** begin Material for the task **

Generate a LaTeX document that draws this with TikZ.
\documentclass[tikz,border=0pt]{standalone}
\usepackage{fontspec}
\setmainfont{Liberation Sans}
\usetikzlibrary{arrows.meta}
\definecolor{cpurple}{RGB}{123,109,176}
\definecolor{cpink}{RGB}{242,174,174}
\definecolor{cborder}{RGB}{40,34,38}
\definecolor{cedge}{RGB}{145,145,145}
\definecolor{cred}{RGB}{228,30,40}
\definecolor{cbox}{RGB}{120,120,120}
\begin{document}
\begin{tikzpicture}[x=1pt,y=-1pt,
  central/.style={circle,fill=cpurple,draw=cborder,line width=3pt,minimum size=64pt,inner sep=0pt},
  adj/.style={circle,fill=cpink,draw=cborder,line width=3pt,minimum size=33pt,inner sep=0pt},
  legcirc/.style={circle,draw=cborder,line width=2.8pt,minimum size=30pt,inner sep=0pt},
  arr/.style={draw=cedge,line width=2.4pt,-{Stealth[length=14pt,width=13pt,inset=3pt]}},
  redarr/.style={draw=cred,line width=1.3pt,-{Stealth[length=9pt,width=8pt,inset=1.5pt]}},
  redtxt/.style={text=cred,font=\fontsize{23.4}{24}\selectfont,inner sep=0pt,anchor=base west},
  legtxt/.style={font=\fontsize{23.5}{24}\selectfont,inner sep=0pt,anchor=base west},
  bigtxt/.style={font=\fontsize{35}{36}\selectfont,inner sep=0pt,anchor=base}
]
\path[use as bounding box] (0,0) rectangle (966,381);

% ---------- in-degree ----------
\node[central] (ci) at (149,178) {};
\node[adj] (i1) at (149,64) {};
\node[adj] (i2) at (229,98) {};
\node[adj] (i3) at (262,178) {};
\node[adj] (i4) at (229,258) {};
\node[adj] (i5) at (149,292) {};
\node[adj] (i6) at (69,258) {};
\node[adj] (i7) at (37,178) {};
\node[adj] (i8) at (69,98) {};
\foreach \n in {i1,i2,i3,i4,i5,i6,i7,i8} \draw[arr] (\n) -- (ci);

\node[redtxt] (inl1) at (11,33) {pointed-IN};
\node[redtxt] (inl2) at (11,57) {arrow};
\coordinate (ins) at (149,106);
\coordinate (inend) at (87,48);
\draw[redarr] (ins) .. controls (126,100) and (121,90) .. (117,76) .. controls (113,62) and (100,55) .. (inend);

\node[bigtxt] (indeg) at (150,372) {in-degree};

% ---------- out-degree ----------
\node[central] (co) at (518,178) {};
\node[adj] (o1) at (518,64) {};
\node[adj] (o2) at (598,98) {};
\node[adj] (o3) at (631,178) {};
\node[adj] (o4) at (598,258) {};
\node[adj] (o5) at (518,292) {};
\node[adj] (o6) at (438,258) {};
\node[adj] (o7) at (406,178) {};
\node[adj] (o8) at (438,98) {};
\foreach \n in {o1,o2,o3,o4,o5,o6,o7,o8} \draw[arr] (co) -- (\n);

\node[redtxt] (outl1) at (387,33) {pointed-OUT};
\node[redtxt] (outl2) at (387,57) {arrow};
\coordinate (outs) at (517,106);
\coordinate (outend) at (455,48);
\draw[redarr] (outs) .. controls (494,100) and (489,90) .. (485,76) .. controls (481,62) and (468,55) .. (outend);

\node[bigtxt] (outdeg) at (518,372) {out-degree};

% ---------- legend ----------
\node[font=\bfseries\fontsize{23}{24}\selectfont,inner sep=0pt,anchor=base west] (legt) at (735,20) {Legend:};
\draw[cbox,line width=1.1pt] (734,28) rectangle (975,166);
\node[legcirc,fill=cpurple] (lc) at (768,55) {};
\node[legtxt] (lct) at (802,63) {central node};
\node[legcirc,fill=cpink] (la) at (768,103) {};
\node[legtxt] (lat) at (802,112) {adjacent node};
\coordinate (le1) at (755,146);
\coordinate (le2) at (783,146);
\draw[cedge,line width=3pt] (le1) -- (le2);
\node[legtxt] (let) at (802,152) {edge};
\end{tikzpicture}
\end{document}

** end Material for the task **
** begin Material for the task **

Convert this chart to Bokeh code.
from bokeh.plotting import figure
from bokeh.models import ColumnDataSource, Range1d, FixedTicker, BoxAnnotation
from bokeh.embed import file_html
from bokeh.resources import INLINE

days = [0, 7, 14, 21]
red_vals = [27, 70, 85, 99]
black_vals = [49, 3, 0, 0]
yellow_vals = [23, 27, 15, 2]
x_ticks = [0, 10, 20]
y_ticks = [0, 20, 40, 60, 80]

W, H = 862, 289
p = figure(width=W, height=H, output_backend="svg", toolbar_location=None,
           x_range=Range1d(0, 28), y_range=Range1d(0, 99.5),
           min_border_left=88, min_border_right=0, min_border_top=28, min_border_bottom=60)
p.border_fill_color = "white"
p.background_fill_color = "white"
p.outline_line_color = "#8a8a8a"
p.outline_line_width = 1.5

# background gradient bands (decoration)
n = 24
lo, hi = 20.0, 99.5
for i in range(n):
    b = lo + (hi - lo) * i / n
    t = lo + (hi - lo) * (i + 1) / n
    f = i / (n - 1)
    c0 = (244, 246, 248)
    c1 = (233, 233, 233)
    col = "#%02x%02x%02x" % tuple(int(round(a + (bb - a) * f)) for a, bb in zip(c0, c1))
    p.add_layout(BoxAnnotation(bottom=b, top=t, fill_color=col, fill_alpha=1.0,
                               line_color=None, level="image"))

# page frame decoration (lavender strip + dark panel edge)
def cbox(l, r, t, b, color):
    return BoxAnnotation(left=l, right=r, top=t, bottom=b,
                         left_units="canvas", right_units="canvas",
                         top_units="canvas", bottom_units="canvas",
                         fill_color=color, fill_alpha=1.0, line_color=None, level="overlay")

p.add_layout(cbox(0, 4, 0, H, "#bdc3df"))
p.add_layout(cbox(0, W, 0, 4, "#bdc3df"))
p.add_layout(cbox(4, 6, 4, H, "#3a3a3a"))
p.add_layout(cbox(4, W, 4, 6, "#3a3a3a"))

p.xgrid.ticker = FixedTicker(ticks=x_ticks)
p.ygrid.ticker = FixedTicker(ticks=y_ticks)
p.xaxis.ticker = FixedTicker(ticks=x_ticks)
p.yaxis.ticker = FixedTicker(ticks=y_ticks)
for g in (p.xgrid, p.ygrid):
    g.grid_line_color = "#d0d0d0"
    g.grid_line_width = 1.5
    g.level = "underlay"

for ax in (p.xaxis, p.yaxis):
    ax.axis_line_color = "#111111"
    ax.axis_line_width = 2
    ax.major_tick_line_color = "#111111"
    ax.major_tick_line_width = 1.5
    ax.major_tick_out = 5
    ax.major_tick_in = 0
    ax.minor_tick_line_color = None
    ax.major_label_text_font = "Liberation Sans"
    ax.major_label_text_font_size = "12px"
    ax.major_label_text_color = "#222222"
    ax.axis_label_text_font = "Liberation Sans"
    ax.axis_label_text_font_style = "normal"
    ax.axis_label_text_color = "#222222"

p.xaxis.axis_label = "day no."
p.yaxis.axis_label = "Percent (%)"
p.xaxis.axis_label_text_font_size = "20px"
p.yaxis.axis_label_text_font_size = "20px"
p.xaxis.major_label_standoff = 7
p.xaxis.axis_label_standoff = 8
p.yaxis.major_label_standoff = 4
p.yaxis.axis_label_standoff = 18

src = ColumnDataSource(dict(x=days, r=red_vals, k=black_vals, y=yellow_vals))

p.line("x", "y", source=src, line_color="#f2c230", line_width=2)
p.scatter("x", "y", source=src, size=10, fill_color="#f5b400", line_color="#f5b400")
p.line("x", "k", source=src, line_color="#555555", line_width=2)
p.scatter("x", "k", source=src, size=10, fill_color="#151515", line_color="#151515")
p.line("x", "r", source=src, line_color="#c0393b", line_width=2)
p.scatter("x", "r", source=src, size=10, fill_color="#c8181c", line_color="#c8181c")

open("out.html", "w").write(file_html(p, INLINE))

** end Material for the task **

▸ **What the exercise asks**
Exactly the lines from the one holding "Convert this chart to Bokeh code." through the one holding "y_ticks = [0, 20, 40, 60, 80]" should be printed, ends included.

▸ **The output**
Convert this chart to Bokeh code.
from bokeh.plotting import figure
from bokeh.models import ColumnDataSource, Range1d, FixedTicker, BoxAnnotation
from bokeh.embed import file_html
from bokeh.resources import INLINE

days = [0, 7, 14, 21]
red_vals = [27, 70, 85, 99]
black_vals = [49, 3, 0, 0]
yellow_vals = [23, 27, 15, 2]
x_ticks = [0, 10, 20]
y_ticks = [0, 20, 40, 60, 80]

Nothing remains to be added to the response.